### Task to complete
Looking through the listing, how many of its lines hold the word "this"? Answer with only the number.

### Input material

== == ==

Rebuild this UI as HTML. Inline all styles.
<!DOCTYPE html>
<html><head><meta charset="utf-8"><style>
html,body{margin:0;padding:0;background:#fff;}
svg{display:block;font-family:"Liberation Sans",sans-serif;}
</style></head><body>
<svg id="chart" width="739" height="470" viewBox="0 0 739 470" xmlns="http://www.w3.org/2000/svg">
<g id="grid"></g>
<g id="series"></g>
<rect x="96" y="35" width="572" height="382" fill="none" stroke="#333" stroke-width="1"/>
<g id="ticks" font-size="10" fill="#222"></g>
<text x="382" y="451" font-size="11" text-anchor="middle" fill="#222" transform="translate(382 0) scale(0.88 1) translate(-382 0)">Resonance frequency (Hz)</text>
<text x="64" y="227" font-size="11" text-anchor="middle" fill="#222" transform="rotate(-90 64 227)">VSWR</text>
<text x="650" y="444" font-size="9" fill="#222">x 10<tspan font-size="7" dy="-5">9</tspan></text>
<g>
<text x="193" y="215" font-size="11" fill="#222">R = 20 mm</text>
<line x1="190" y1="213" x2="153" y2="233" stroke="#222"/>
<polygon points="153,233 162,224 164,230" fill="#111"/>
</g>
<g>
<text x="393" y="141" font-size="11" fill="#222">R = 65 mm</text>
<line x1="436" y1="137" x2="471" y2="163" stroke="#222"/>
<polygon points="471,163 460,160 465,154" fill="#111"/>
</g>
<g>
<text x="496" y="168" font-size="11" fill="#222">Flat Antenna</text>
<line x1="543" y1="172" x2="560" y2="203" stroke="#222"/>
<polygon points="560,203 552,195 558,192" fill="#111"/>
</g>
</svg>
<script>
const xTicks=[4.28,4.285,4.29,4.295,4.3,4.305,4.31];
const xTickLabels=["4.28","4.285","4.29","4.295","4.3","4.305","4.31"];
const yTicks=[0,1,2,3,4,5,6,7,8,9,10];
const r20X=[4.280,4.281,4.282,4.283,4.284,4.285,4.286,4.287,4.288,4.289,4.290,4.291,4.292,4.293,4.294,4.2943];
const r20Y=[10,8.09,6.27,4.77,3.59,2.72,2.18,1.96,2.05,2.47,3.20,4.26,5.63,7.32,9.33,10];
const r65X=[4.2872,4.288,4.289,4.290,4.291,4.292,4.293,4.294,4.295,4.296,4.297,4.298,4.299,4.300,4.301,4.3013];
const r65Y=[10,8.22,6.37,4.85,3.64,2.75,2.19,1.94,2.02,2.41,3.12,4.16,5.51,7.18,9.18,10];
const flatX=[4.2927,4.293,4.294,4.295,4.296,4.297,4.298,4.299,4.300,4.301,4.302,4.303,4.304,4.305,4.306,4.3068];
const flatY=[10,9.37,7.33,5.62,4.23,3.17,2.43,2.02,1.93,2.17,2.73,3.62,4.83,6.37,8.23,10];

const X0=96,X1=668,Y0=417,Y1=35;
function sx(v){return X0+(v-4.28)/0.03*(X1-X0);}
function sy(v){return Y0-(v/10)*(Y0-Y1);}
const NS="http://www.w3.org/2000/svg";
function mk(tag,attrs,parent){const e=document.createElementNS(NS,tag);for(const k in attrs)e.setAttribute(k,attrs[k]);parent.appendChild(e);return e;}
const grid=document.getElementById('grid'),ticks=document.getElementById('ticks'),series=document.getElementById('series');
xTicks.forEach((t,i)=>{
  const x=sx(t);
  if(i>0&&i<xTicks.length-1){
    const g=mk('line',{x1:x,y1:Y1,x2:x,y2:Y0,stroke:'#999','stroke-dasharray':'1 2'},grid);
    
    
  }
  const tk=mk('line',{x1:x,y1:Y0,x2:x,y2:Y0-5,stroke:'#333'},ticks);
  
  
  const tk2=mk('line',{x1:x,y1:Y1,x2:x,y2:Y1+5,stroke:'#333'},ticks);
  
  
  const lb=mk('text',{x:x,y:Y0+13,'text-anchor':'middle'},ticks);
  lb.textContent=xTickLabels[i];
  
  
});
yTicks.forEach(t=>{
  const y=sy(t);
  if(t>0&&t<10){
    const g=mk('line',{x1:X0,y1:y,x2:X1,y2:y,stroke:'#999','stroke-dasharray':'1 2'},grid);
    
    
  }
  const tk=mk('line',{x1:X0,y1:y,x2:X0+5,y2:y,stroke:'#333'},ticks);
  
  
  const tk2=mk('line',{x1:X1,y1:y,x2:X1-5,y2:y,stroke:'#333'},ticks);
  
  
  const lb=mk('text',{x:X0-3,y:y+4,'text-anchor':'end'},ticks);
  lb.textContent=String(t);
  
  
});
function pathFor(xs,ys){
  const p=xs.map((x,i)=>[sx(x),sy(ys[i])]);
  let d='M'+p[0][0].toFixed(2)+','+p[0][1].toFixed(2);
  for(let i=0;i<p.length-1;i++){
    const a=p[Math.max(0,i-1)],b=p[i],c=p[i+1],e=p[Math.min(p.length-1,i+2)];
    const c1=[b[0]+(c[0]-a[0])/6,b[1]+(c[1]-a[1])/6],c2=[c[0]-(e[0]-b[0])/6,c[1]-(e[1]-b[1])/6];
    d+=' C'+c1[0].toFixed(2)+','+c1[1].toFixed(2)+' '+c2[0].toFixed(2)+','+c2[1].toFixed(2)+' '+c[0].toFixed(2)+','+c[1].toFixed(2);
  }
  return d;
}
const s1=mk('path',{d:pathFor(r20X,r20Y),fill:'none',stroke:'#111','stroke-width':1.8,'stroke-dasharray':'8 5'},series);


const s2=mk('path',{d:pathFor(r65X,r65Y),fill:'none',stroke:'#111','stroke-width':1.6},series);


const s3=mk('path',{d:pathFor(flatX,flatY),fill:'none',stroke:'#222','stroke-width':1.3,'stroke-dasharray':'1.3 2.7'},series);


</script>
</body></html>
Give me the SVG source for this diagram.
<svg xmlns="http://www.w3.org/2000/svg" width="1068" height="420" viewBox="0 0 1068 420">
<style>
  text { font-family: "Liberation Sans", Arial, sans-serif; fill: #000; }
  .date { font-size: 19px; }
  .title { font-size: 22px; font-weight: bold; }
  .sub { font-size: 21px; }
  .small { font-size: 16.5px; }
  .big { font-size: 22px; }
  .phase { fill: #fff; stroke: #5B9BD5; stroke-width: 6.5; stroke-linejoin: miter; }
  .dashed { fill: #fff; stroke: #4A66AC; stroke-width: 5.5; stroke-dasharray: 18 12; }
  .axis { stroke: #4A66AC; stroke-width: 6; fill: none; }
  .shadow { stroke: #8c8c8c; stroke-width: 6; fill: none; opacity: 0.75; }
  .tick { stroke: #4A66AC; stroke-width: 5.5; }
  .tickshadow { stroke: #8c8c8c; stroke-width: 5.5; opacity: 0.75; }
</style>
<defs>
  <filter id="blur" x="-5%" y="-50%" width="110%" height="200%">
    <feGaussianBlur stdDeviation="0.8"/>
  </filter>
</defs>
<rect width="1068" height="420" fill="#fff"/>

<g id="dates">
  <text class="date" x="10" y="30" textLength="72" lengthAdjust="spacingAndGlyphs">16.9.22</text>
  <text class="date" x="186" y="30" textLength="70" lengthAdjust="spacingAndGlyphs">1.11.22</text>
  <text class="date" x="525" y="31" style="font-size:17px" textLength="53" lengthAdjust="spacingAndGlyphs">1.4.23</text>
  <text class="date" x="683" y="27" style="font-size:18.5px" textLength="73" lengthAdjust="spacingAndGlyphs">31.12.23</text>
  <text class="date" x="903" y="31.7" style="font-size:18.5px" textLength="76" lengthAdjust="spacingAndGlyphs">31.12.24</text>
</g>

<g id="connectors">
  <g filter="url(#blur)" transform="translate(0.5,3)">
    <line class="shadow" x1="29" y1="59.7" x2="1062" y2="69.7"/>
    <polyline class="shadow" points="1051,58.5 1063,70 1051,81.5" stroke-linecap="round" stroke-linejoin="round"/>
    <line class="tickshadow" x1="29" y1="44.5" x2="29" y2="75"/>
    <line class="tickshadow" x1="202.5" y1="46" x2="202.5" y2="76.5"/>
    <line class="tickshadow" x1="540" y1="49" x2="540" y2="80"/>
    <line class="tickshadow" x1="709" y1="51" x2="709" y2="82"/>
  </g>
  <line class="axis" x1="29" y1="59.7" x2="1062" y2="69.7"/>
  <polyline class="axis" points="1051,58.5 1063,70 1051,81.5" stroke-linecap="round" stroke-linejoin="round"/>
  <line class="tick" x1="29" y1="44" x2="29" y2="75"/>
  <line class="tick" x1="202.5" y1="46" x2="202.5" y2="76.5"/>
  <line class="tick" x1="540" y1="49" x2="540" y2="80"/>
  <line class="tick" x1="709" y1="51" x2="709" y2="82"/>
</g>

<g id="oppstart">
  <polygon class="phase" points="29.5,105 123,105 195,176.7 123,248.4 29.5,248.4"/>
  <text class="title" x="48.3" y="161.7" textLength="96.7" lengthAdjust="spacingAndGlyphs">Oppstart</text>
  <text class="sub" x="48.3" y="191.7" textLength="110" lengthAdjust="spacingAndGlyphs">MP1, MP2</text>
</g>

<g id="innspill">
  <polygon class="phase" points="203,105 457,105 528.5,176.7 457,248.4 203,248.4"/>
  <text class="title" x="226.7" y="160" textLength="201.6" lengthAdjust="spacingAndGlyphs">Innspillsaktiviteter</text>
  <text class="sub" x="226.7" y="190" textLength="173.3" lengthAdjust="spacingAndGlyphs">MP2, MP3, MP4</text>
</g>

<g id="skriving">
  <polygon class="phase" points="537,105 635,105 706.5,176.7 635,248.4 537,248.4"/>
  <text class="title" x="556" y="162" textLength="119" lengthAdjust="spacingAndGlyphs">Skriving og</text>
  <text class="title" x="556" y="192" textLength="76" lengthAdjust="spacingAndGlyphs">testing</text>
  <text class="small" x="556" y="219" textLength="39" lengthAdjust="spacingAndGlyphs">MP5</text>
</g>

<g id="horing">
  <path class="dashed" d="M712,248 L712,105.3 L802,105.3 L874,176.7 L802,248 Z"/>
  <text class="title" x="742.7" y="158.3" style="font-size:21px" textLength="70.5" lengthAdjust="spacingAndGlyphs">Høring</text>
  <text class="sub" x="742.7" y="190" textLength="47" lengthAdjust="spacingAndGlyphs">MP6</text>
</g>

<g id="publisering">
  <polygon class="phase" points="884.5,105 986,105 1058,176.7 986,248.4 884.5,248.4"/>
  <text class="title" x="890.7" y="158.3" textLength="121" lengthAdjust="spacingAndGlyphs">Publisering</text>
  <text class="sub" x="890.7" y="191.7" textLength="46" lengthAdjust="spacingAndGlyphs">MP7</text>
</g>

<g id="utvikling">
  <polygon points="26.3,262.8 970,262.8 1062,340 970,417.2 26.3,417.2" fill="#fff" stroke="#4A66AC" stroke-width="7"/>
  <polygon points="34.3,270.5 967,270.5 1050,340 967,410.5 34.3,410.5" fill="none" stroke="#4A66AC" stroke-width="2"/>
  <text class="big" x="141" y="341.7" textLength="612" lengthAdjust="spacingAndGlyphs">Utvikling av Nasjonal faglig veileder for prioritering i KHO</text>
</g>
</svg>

== == ==

### Exercise output
2